_Task description_
List every line below containing "Apache".

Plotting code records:
# # # # #
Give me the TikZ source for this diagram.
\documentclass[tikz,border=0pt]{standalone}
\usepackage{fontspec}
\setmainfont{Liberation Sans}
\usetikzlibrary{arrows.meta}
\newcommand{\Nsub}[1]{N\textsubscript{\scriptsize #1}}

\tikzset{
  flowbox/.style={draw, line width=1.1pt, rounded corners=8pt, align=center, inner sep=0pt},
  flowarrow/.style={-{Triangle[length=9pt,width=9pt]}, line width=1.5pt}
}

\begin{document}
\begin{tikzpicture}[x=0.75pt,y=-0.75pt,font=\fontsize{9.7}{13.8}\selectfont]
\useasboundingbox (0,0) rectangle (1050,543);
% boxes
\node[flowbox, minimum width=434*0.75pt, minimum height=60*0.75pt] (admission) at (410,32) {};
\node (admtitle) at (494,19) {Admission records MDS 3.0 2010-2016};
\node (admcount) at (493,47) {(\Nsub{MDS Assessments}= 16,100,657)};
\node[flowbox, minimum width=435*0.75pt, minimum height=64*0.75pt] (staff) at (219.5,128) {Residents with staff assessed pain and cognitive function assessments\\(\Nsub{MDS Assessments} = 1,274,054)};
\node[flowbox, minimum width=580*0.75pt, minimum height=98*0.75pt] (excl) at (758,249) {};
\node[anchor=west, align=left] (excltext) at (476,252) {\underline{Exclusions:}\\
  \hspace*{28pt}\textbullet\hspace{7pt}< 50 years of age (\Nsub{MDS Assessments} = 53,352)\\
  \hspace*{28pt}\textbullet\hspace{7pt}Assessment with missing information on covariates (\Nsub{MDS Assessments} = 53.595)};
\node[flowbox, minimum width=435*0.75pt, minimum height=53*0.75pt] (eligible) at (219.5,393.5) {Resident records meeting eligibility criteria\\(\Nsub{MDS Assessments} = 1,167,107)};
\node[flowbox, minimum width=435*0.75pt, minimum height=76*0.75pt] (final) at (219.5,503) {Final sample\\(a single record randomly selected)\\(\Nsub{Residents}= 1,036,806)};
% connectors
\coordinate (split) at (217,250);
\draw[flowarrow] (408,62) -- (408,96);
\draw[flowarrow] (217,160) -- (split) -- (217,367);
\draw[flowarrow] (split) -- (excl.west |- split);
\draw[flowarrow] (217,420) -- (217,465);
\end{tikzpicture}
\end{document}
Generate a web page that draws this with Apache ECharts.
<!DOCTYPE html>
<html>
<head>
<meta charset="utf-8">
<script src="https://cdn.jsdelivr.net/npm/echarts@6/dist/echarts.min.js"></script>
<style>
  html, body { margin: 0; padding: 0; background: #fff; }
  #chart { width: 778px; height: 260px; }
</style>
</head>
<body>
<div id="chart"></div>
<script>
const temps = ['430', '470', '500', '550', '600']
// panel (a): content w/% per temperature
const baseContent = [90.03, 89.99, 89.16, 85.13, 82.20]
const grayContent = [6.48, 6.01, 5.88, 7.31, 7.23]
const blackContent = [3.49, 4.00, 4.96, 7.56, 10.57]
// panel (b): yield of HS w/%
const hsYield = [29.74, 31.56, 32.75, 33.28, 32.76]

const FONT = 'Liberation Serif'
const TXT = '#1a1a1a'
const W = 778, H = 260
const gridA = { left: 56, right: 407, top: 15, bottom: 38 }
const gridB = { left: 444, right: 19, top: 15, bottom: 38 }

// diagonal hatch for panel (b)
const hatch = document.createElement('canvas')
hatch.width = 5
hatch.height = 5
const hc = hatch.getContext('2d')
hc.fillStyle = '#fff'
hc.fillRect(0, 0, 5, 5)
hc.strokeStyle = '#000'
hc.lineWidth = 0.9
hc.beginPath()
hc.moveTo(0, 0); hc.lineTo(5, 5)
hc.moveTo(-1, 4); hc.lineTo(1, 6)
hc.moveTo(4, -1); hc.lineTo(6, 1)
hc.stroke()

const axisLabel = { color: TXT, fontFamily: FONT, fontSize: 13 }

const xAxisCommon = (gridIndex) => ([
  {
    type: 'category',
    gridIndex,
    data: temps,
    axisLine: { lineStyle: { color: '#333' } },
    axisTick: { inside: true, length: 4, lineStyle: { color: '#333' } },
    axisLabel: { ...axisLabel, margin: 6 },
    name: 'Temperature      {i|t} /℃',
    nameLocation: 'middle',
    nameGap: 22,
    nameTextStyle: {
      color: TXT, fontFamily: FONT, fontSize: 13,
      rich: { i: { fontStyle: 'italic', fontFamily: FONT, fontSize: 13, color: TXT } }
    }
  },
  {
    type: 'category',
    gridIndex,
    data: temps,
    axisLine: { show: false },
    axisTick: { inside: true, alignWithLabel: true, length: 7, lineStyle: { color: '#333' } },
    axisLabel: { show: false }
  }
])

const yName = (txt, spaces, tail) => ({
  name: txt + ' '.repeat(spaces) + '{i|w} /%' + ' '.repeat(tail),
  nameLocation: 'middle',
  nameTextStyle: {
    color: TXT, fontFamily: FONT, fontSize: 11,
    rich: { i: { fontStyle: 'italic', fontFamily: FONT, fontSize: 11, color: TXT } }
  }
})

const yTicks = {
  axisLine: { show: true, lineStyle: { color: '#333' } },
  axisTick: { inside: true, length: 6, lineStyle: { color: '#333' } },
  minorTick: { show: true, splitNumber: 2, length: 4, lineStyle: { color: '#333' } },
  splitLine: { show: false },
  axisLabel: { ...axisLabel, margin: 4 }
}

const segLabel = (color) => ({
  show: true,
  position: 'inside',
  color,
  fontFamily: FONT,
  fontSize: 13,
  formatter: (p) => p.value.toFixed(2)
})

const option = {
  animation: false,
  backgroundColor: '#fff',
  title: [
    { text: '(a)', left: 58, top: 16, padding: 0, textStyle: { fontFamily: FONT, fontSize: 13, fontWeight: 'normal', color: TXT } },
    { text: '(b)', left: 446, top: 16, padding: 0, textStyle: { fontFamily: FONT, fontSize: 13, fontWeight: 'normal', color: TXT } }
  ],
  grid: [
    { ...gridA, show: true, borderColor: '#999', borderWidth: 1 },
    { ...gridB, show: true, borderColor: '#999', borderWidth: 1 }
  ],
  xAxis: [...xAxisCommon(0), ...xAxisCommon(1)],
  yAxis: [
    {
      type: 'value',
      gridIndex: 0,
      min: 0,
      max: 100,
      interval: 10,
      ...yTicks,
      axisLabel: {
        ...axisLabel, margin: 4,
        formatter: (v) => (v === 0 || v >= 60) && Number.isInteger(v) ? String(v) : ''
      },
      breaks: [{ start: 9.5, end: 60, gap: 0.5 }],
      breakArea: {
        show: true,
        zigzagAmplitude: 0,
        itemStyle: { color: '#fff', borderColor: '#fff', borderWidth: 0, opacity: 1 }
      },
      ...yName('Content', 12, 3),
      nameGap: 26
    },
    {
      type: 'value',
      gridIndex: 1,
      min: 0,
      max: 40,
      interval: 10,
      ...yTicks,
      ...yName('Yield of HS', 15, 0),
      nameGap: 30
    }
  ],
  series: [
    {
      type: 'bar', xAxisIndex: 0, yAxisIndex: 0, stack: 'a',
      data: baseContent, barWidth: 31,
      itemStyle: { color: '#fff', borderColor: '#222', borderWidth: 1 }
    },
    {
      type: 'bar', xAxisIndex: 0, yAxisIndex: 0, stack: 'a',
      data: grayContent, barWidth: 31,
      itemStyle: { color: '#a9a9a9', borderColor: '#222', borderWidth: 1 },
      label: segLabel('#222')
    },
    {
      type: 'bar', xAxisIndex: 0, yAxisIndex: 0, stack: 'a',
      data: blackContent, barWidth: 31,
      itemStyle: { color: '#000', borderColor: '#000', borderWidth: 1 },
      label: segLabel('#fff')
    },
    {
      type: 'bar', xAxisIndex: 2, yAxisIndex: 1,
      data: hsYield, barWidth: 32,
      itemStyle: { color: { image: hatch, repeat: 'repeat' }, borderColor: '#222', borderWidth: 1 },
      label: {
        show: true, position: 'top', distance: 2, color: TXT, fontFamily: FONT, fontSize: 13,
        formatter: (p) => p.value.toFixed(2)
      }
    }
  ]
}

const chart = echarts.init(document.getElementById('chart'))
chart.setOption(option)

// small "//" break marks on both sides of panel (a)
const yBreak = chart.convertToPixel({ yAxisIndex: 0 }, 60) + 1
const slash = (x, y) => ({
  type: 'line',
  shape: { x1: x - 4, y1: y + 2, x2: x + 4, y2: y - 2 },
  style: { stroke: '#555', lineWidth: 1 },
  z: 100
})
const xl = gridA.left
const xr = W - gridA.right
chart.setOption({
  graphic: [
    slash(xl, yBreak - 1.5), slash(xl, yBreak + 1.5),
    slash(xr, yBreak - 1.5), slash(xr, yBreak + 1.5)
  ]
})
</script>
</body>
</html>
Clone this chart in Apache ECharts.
# # # # #
_Full solution_
Generate a web page that draws this with Apache ECharts.
Clone this chart in Apache ECharts.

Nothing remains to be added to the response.